A PIDE também tinha gente estúpida

A Pide era sobretudo amoral e cruel. Para a sinistra polícia, a lei era, na afirmação do implacável inspetor Sachetti, bem perfumado e impecavelmente vestido, o que a polícia quisesse. Ninguém ilustrava melhor a prepotência do esbirro do que os juízes venais dos Tribunais Plenários, que olhavam para o lado quando os agentes agrediam os presos na própria sala de audiências, sem que um resto de dignidade assomasse por respeito à sua condição de magistrados. A pide não era só a canalha que integrava a polícia, era ainda a tralha de magistrados e informadores avençados, os bufos e rebufos, os legionários, os membros da União Nacional e os delatores ocasionais.

Mas não é da crueldade da Pide, do seu poder discricionário, das torturas aos presos ou medidas de segurança, aplicadas displicentemente pelos juízes dos Tribunais Plenários, e que podiam corresponder a prisão perpétua, que vou escrever.

Há facetas em que a burrice ombreava com a maldade. Eu não queria acreditar que, um cidadão hostil ao regime, e que habitualmente adquiria em França livros que a ditadura proibia, fosse, à chegada a Vilar Formoso, mandado sair do Sud Expresso, que circulava diariamente entre Lisboa e Hendaye, com ligação a Paris, para lhe espiolharem os livros que trazia e que, dessa vez, só trazia os clássicos franceses, Corneille, Racine e Molière. Um pide folheou os livros, certamente sem os saber traduzir e, enquanto devolvia, com ar de quem o tinha apanhado, os livros de Corneille e Molière, exultou ao confiscar-lhe Racine, sorrindo com ar inteligente, Racine…, Lenine…, Estaline…, então julgava que me enganava!

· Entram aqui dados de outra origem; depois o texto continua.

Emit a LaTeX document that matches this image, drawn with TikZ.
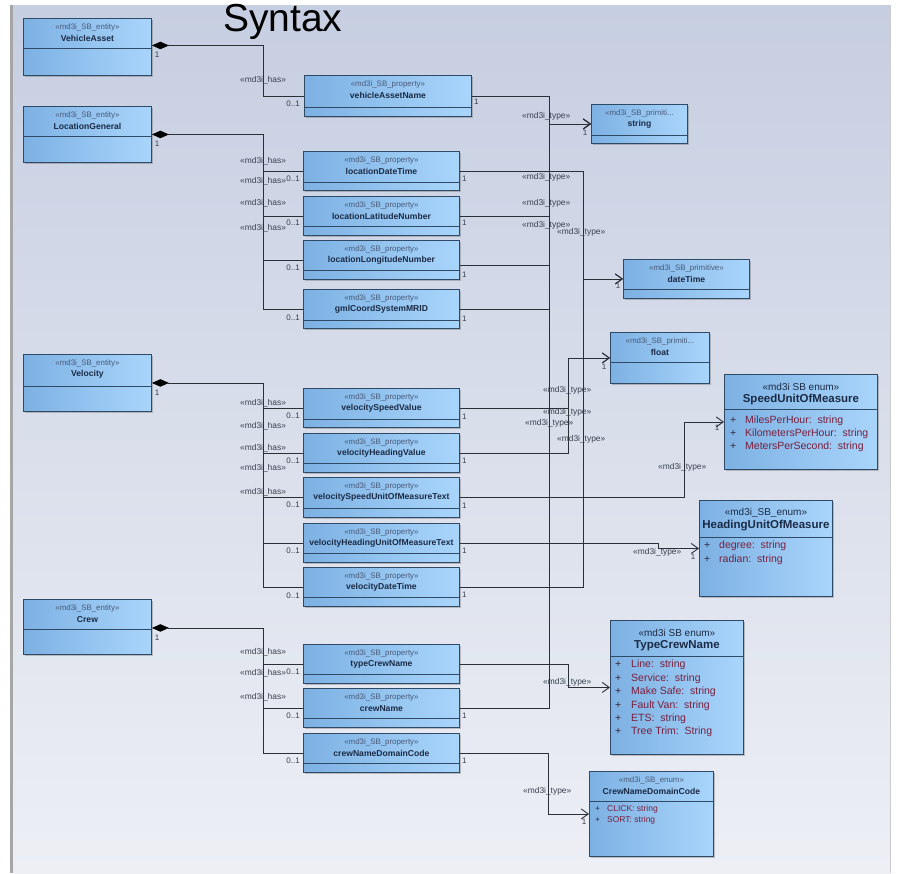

Também um livro sobre Betão Armado e Pré-Esforçado não terá fugido à fúria policial enquanto os alunos do Técnico (IST) o procuravam para se prepararem para o exame.

Há um, no entanto, de que vi as provas de apreensão, o auto assinado por um chefe de secção e um agente, no quiosque do café Nova York, ao fundo da Avenida dos Estados Unidos da América, e que o dono exibia com gozo aos clientes que conhecia. Tratou-se da apreensão do livro «Subversão, Sim, Evangelho, Não.: I - a verdade sobre o caso do padre Mário de Macieira da Lixa», escrito por um fascista, Amadeu C. de Vasconcelos, em azeda resposta ao livro escrito pelo advogado do padre Mário de Oliveira e cujo título era esclarecedor do conteúdo: «SUBVERSÃO OU EVANGELHO ?, de José da Silva», e o subtítulo, «O Processo do pároco da Maceira da Lixa no Tribunal Plenário do Porto». O auto de apreensão mencionava os 3 exemplares apreendidos para os quais, naquele café, dificilmente havia clientes.

Do Tarrafal a Caxias, da R. António Maria Cardoso a Peniche, viajava, às vezes, a mais crassa estupidez.